In the film, Reid is less flamboyant but just as slick and deadpan as Venus Flytrap, the disc jockey he played in the popular TV sitcom WKRP in Cincinnati. Here he plays Mac, a former defense attorney 'livin large as a legal representative for temperamental hip hoppers. Like his successful clients, he lives far from the streets, and project, in a huge house in the isolated burbs, where he has a housekeeper (Kweli Leapart) with a major problem: she can't handle the orphaned 18-year-old niece she's been trying to raise. As fate, and Hollywood scripts, would have it after dropping his employee off at her home back in the "for real" world, his little car computer directs him right through one of the most bad-ass neighborhoods, where he's confronted at gunpoint by a group of hoods.
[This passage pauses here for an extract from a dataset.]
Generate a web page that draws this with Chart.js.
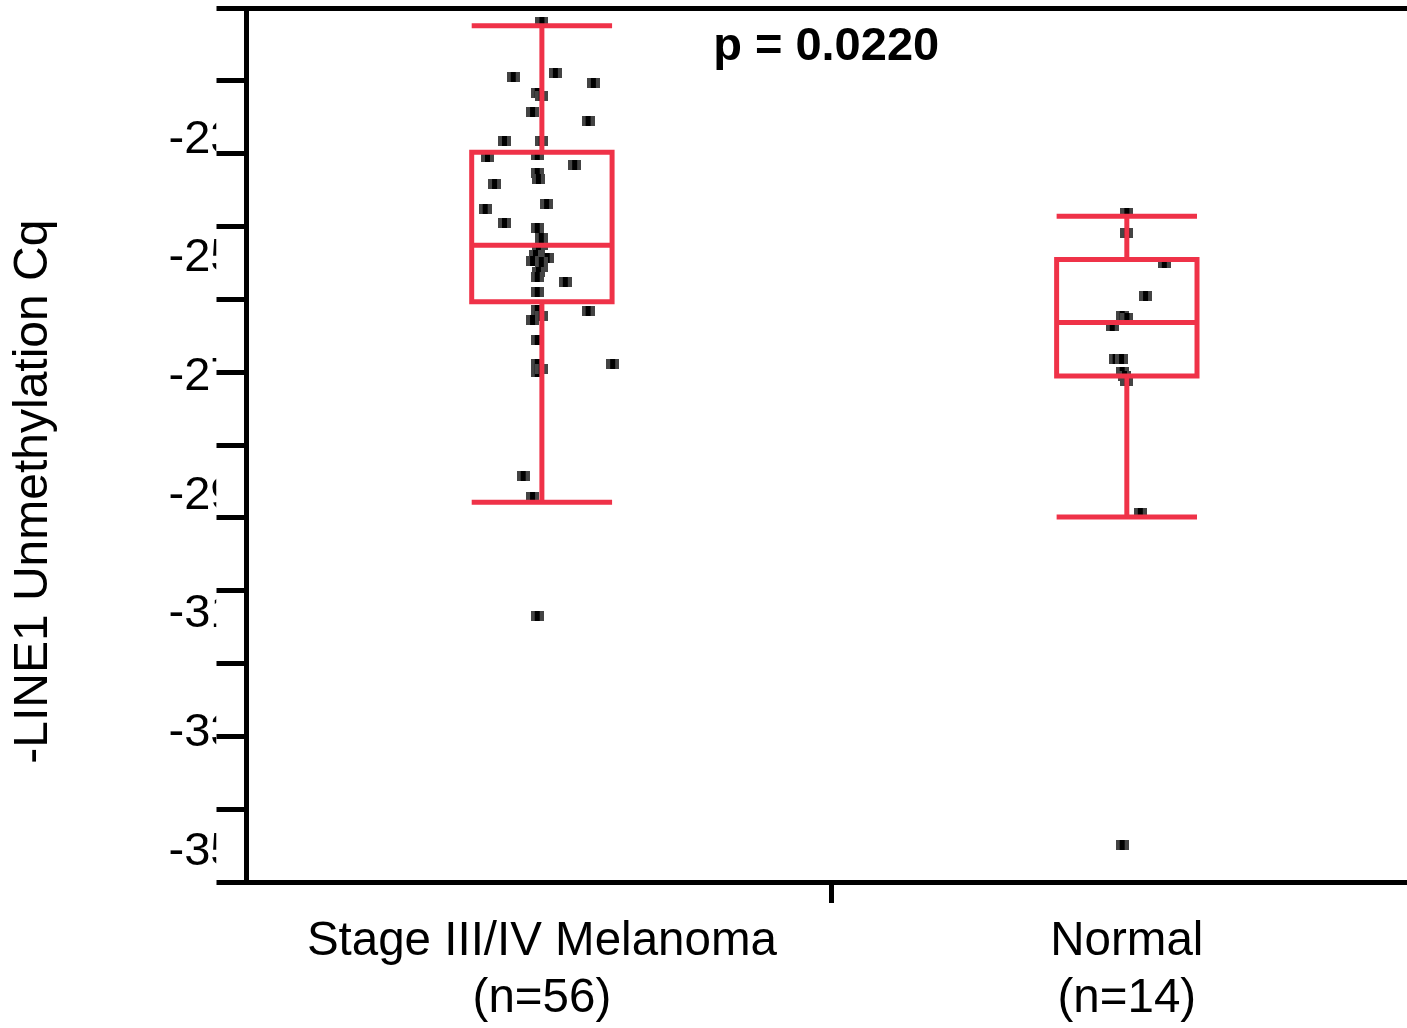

It just so happens that Hardy's niece, CeCe (Tamara Curry), was one of them, and by court order she's released on probation only on condition that Reid be responsible for her. Her transformation—and his, for this also has echoes of Scrooge—forms the formulaic core of the movie, which has more overt messages than a listserve.

Despite the didacticism, it's refreshing to see a film that doesn't glorify gang-banging life, and tackles head-on the problem of blacks resenting blacks who succeed. A male-fantasy subplot temporarily derails the Henry Higgins/Eliza Doolittle relationship (and just seems, well, WRONG). But otherwise fairly crisp writing, competent direction, and solid acting keep For Real real.

The film has "attitude" both ways, with hood angst balanced by Mac's upwardly mobile take. When he shows CeCe a picture of his maitre'd father and she sneers, ("Toms run in your family,") he tells her that working hard and respecting others doesn't make anybody a "house nigger." It.s unfortunate, though, that Reid tackles one stereotype—that athletics are one of the only ways out of the hood—but reinforces another by having music be CeCe's ticket out, rather than law or business.

Just as unfortunate, the extras are slight. There's a behind-the-scenes feature that shows Curry on camera and Reid behind the camera, but it's barely longer than a trailer (also included here). Two other features, "The Music of For Real" and "The Women of For Real," are real fluff and just as short—around 10 minutes. The most entertaining extra is the bloopers reel, which surprisingly shows some of Reid's methods and not just a bunch of yuk-yuk foul-ups. And that's it for the extras. It would have been nice to have had an interview with Reid talking about how much the project meant to him, and what hopes he had for the film, or to have had some background or stats on what he obviously sees as a major problem for young African Americans, or how he saw the film in relation to other work he's done.

Fans of Reid may wonder what he's been up to since WKRP, and as a director he still seems to be finding himself. While the TV show was still running in prime time, he got behind the camera to direct a low-budget animated version of The Little Mermaid, which has the same kind of sad ending as Hans Christian Andersen's original tale. But his real breakout directorial debut came years after the show closed, in 1996, with Once Upon a Time…When We Were Colored (1996), a powerful post-WWII coming-of-age story about growing up black in a racist America.

There's no shortage of Pygmalion-style transformation films in Hollywood. Americans seem to love them as much as the promise that anyone, no matter how low their station in life, can succeed in this country with hard work, dedication, and a bit of lottery-style luck. Whether it's a hooker-turned-lady, as in Pretty Woman, low-brows turned high-brows, as in Gigi and My Fair Lady, ditz turned smart in Legally Blonde, commoner turned royalty in Pocketful of Miracles and The Princess Diaries, or a con-man turned successful businessman in Trading Places, we love these variations on a theme. And, in terms of overall quality and entertainment value, For Real falls somewhere in the middle of the pack.